La leçon de morale que vous envisagez doit être non seulement au centre de votre histoire mais aussi très forte dans son esprit. Gardez en tête que vous ne faites ni de propagande, ni un prêche. Si votre histoire peut supporter le poids de la morale qu’elle véhicule, cela vous ouvrira de nouvelles perspectives quant au développement des autres éléments dramatiques de votre histoire. Attention cependant, la fable recèle des embûches dans lesquelles vous risquez de vous empêtrer.

L’allégorie
L’allégorie (représentation d’une idée abstraite par du concret) permet à un auteur de prendre position sur un problème. L’allégorie tout comme la fable est souvent utilisée  pour offrir une leçon de vie ou de morale à ceux qui munis d’œillères sont incapables de prendre une nouvelle route.

Contrairement à la fable ou au merveilleux, il n’est pas question ici de mondes où les fées ou les elfes sont du domaine normal. Il est encore moins question d’anthropormorphisme. L’allégorie offre une créativité accrue par rapport à une recherche pure de réalisme mais il y a un risque que sa réception par le public ne soit pas à la hauteur des attentes de l’auteur.
Vous devriez prendre la mesure de cette allégorie et de ne pas succomber à une représentation trop simple. Prenez comme exemple à suivre la Psychomachie de Prudence qui se sert de l’allégorie pour décrire le combat des vices et des vertus qui se battent pour dominer l’âme humaine. Shakespeare aussi était passé maître dans l’art de l’allégorie.
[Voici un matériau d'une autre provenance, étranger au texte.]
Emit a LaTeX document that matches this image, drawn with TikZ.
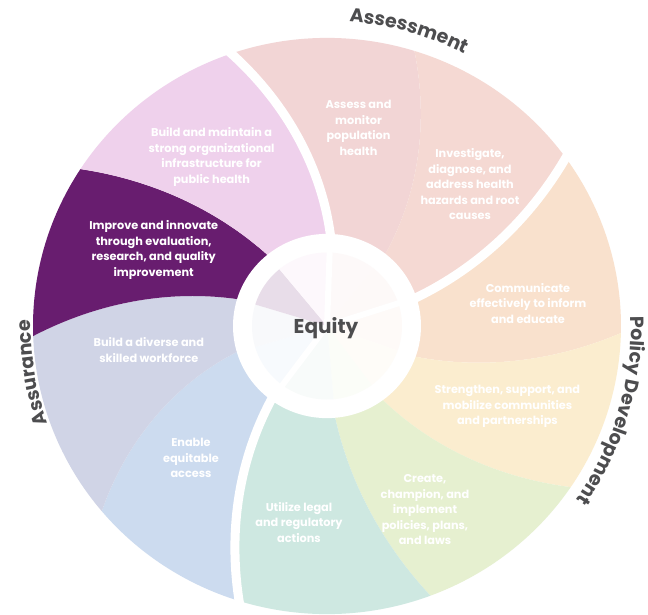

L’allégorie offre les plus larges possibilités pour un auteur. Elle peut s’intéresser à tous les sujets, des plus futiles aux plus ambitieux. Ne confondez pas la futilité d’un sujet et la représentation que vous pouvez en faire lors d’une allégorie.
Des allégories magnifiques peuvent être issues de sujets banaux. En somme, c’est la qualité de l’allégorie qui compte.